For some reason, my adult children think I’m anti-immigration just because I want closed borders and a system for allowing those who want to come legally to be able to do so. They can’t seem to understand that I like—actually, love—immigrants. They are such a blessing to our country and in my own life.

At least five of my friends were born in foreign countries or are children of first-generation Americans. These friends are all helping me fulfill some promises made to me in my patriarchal blessing about my mission here on earth. Allow me to tell you a little about them and how they are such a blessing in my life.

First there is Eduardo Zanatta. He left home at 15 and came to Provo as an exchange student from Brazil, just a few months after his family joined the Church. Later, after serving a mission in New Jersey, as a BYU student he helped me recruit interns for the Academy for Creating Enterprise. My wife, Bette, and I started this nonprofit in 1999 to serve returned missionaries in the Philippines.

Eduardo went on to earn an MBA at Harvard, one of only two Brazilian Latter-day Saint graduates from the school. Today, he serves in a bishopric in northeast Provo and is a national vice president at a kidney dialysis company. Next to my wife, there’s no one I discuss the scriptures with more than Eduardo. Each general conference, we are constantly texting back and forth as we learn from the General Authorities. My life would not be as rich in many ways without him.

Robert Heyn is another good friend. Raised in Colombia, he came here to earn his MBA at BYU. A U.S.-based company offered him a very responsible position in South America, and later they transferred him back to Utah. Now Robert lives in Lehi and serves as CEO of the Academy for Creating Enterprise. During his eight-year tenure, the Academy has quadrupled its alumni chapters to 735 and is now officially in eight countries, serving tens of thousands of Latter-day Saints and others as they learn how to start small businesses, keep business “commandments,” and prosper in their own lands.

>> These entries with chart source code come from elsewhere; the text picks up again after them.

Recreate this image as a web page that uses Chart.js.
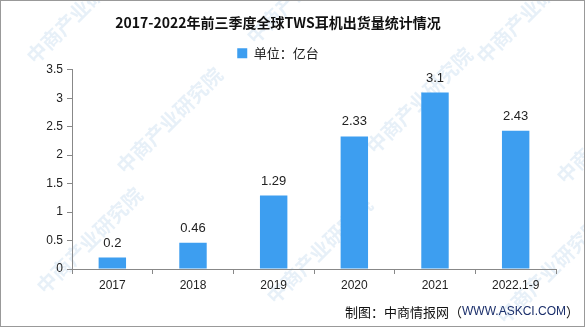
<!DOCTYPE html>
<html>
<head>
<meta charset="utf-8">
<script src="https://cdn.jsdelivr.net/npm/chart.js@4"></script>
<style>
  html, body { margin: 0; padding: 0; background: #fff; }
  #wrap { position: relative; width: 585px; height: 327px; }
</style>
</head>
<body>
<div id="wrap"><canvas id="chart" width="585" height="327"></canvas></div>
<script>
const categories = ["2017", "2018", "2019", "2020", "2021", "2022.1-9"];
const shipments = [0.2, 0.46, 1.29, 2.33, 3.1, 2.43];
const yTicks = [0, 0.5, 1, 1.5, 2, 2.5, 3, 3.5];

const barColor = "#3d9ef0";
const axisColor = "#888888";
const font = "'Liberation Sans', 'Noto Sans CJK SC', sans-serif";

// value labels above bars
const valueLabels = {
  id: "valueLabels",
  afterDatasetsDraw(chart) {
    const { ctx } = chart;
    const meta = chart.getDatasetMeta(0);
    ctx.save();
    ctx.font = "13px " + font;
    ctx.fillStyle = "#222";
    ctx.textAlign = "center";
    ctx.textBaseline = "bottom";
    meta.data.forEach((bar, i) => {
      ctx.fillText(String(shipments[i]), bar.x, bar.y - 8);
    });
    ctx.restore();
  }
};

// faint watermark, footer and frame
const decor = {
  id: "decor",
  beforeDraw(chart) {
    const { ctx, width, height } = chart;
    ctx.save();
    ctx.fillStyle = "#fff";
    ctx.fillRect(0, 0, width, height);
    ctx.font = "bold 20px 'Noto Sans CJK SC', sans-serif";
    ctx.fillStyle = "rgba(120, 170, 215, 0.18)";
    const spots = [[30, 60], [250, 40], [480, 60], [120, 170], [370, 150], [560, 180], [40, 290], [270, 300], [500, 320]];
    spots.forEach(([x, y]) => {
      ctx.save();
      ctx.translate(x, y);
      ctx.rotate(-Math.PI / 4);
      ctx.fillText("中商产业研究院", 0, 0);
      ctx.restore();
    });
    ctx.restore();
  },
  afterDraw(chart) {
    const { ctx, width, height } = chart;
    ctx.save();
    ctx.font = "13px 'Noto Sans CJK SC', sans-serif";
    ctx.textBaseline = "middle";
    ctx.textAlign = "left";
    const a = "制图：中商情报网（";
    const b = "WWW.ASKCI.COM";
    const c = "）";
    const wa = ctx.measureText(a).width;
    ctx.font = "12px " + font;
    const wb = ctx.measureText(b).width;
    ctx.font = "13px 'Noto Sans CJK SC', sans-serif";
    const wc = ctx.measureText(c).width;
    let x = 579 - (wa + wb + wc);
    const y = 312;
    ctx.fillStyle = "#111";
    ctx.fillText(a, x, y);
    x += wa;
    ctx.font = "12px " + font;
    ctx.fillStyle = "#1b2f6b";
    ctx.fillText(b, x, y);
    x += wb;
    ctx.font = "13px 'Noto Sans CJK SC', sans-serif";
    ctx.fillStyle = "#111";
    ctx.fillText(c, x, y);
    ctx.strokeStyle = "#999";
    ctx.lineWidth = 1;
    ctx.strokeRect(0.5, 0.5, width - 1, height - 1);
    ctx.restore();
  }
};

new Chart(document.getElementById("chart"), {
  type: "bar",
  data: {
    labels: categories,
    datasets: [{
      label: "单位：亿台",
      data: shipments,
      backgroundColor: barColor,
      categoryPercentage: 1,
      barPercentage: 0.34
    }]
  },
  options: {
    responsive: false,
    animation: false,
    layout: { padding: { left: 0, right: 29, top: 0, bottom: 36 } },
    plugins: {
      title: {
        display: true,
        text: "2017-2022年前三季度全球TWS耳机出货量统计情况",
        color: "#111",
        font: { family: "'Noto Sans CJK SC', serif", size: 14, weight: "bold" },
        padding: { top: 14, bottom: 2 }
      },
      legend: {
        display: true,
        labels: {
          color: "#222",
          font: { family: "'Noto Sans CJK SC', sans-serif", size: 13 },
          boxWidth: 10,
          boxHeight: 10,
          padding: 14
        }
      },
      tooltip: { enabled: false }
    },
    scales: {
      x: {
        grid: { display: true, offset: true, drawOnChartArea: false, drawTicks: true, tickLength: 5, color: axisColor },
        border: { display: true, color: axisColor },
        ticks: { color: "#222", font: { family: font, size: 12 }, padding: 4, autoSkip: false, maxRotation: 0 },
        afterFit: (scale) => { scale.height = 22; }
      },
      y: {
        min: 0,
        max: 3.5,
        afterBuildTicks: (scale) => { scale.ticks = yTicks.map((v) => ({ value: v })); },
        grid: { display: true, drawOnChartArea: false, drawTicks: true, tickLength: 5, color: axisColor },
        border: { display: true, color: axisColor },
        ticks: { color: "#222", font: { family: font, size: 12 }, padding: 4, callback: (v) => String(v) },
        afterFit: (scale) => { scale.width = 72; }
      }
    }
  },
  plugins: [decor, valueLabels]
});
</script>
</body>
</html>
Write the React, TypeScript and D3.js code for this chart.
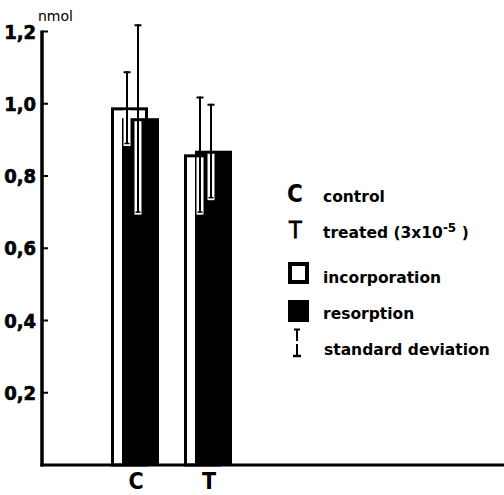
import React from 'react';
import * as d3 from 'd3';

const groups = ['C', 'T'];
const incorporation = [0.99, 0.86];
const incorporationSd = [0.1, 0.16];
const resorption = [0.96, 0.87];
const resorptionSd = [0.26, 0.13];
const yTicks = [0.2, 0.4, 0.6, 0.8, 1.0, 1.2];

const width = 504;
const height = 495;

const App = () => {
  const y = d3.scaleLinear().domain([0, 1.2]).range([465, 31.5]);
  const x = d3.scaleBand().domain(groups).range([111, 232]).paddingInner(0.3425);
  const barW = 37;
  const axisX = 42;
  const base = y(0);
  const fmt = (v: number) => d3.format('.1f')(v).replace('.', ',');

  const errorBar = (cx: number, mean: number, sd: number, key: string) => {
    const top = y(mean + sd);
    const bot = y(mean - sd);
    return (
      <g key={key}>
        <rect x={cx - 3.5} y={y(mean) + 3} width={7} height={bot - y(mean) - 0.5} fill="#fff" />
        <line x1={cx} x2={cx} y1={top} y2={bot} stroke="#000" strokeWidth={2} />
        <line x1={cx - 3.5} x2={cx + 3.5} y1={top + 1} y2={top + 1} stroke="#000" strokeWidth={2} />
        <line x1={cx - 2.5} x2={cx + 2.5} y1={bot} y2={bot} stroke="#000" strokeWidth={1.5} />
      </g>
    );
  };

  const legendFont = 'DejaVu Sans, sans-serif';
  const narrow = '"Liberation Sans Narrow", "DejaVu Sans Condensed", "Liberation Sans", sans-serif';

  return (
    <svg width={width} height={height} style={{ position: 'absolute', left: 0, top: 0, background: '#fff' }}>
      {/* bars */}
      {groups.map((g, i) => {
        const x0 = x(g) as number;
        const x1 = x0 + x.bandwidth() - barW;
        return (
          <g key={g}>
            <rect
              x={x0 + 1.5}
              y={y(incorporation[i]) + 1.5}
              width={barW - 3}
              height={base - y(incorporation[i]) - 1.5}
              fill="#fff"
              stroke="#000"
              strokeWidth={3}
            />
            <rect x={x1} y={y(resorption[i])} width={barW} height={base - y(resorption[i])} fill="#000" />
            {errorBar(x0 + barW / 2 - 2.5, incorporation[i], incorporationSd[i], 'ei' + g)}
            {errorBar(x1 + barW / 2 - 2.5, resorption[i], resorptionSd[i], 'er' + g)}
          </g>
        );
      })}

      {/* axes */}
      <line x1={axisX} x2={axisX} y1={y(1.2) - 1} y2={base + 1.5} stroke="#000" strokeWidth={3.5} />
      <line x1={axisX - 1.5} x2={width} y1={base} y2={base} stroke="#000" strokeWidth={3} />
      {yTicks.map((t) => (
        <g key={t}>
          <line x1={axisX} x2={axisX + 6} y1={y(t)} y2={y(t)} stroke="#000" strokeWidth={2} />
          <text
            x={36}
            y={y(t)}
            dy="0.36em"
            textAnchor="end"
            fontFamily={narrow}
            fontWeight="bold"
            fontSize={20}
            stroke="#000"
            strokeWidth={0.6}
          >
            {fmt(t)}
          </text>
        </g>
      ))}
      <text x={38} y={21} fontFamily={legendFont} fontSize={14}>
        nmol
      </text>
      {groups.map((g) => (
        <text
          key={'l' + g}
          x={(x(g) as number) + x.bandwidth() / 2 + 1}
          y={489}
          textAnchor="middle"
          fontFamily={narrow}
          fontWeight="bold"
          fontSize={23}
        >
          {g}
        </text>
      ))}

      {/* legend */}
      <g fontFamily={legendFont} fontWeight="bold" fontSize={15.5}>
        <text x={287} y={202} fontFamily={narrow} fontWeight="bold" fontSize={24}>C</text>
        <text x={323} y={202}>control</text>
        <text x={289} y={238} fontFamily={narrow} fontWeight="normal" fontSize={23} stroke="#000" strokeWidth={0.8}>T</text>
        <text x={323} y={238}>
          treated (3x10
          <tspan dy={-6} fontSize={12}>-5</tspan>
          <tspan dy={6}> )</tspan>
        </text>
        <rect x={290} y={264} width={17} height={18} fill="#fff" stroke="#000" strokeWidth={4} />
        <text x={323} y={283}>incorporation</text>
        <rect x={288} y={300} width={21} height={22} fill="#000" />
        <text x={323} y={319}>resorption</text>
        <line x1={297} x2={297} y1={329} y2={341} stroke="#000" strokeWidth={2} />
        <line x1={294} x2={300} y1={329.5} y2={329.5} stroke="#000" strokeWidth={2} />
        <line x1={297} x2={297} y1={344} y2={356} stroke="#000" strokeWidth={2} />
        <line x1={293} x2={301} y1={356} y2={356} stroke="#000" strokeWidth={2.5} />
        <text x={324} y={355}>standard deviation</text>
      </g>
    </svg>
  );
};

export default App;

What a great contribution and difference Robert and his wife are making to the world!

Another of my special immigrant friends is Cromwell Wong born in the Philippines. After graduating from BYU–Hawaii, he moved to New York, worked in financial services, and served as a 27-year-old bishop. He then earned his MBA at BYU–Provo, worked for a Texas oil and gas firm, assisted a Middle Eastern company with its IPO listing, and led a team that managed a multi-billion-dollar debt portfolio. Now Cromwell is overseeing construction of a manufacturing facility for a Springville, Utah cell-tower company, where he serves as chief operating and financial officer. He recently began helping our Academy in the Philippines, where we have 200 branches and more than 6,000 graduates. We have great plans with this Chinese Filipino, who is now a wonderful, contributing American.

A new friend who I’m really excited about is Wilfred Eyi. He came to the United States from Africa as a college student at 16. After graduating from BYU, he earned an MBA from Harvard, and he has since started a technology company to assist contractors in the U.S. Wil and his wife, with their five sons, are dedicated to giving back to Africa, where they plan to live in coming years. Wil currently serves as an Africa advisor to the Academy. His wife, Laura, who served a mission in Peru, is serving on an Academy leadership council.

Another great contributor friend is James Stubbs. His mother immigranted to the United States. James’ grandmother, an entrepreneur herself, started a butcher shop in Peru that financed his mother to attend BYU. James has an MBA from Kellogg. As an entrepreneur, he is dedicated helping the Academy furthering entrepreneurial education in South America, especially Peru.

My own wife of 57 plus years is only two generations away from being an immigrant. Bette’s dear mother was raised by a mother who joined the Church in Denmark and immigrated shortly thereafter.

Through these and many other friendships, I’ve learned to reject stereotypical ideas regarding immigrants. Many make huge, personal sacrifices to come here and make unique and significant contributions to the American way of life. At the same time, they give back to others who are committed to building Zion in the lands of their birth.

Some people talk about building a wall at our border. As Rep. John Curtis told me, what we really need is a gate that allows more great people from other countries, like my friends, to immigrate here legally and start to contribute. May God continue to bless America and all those who are brought to its shores as legal immigrants and refugees.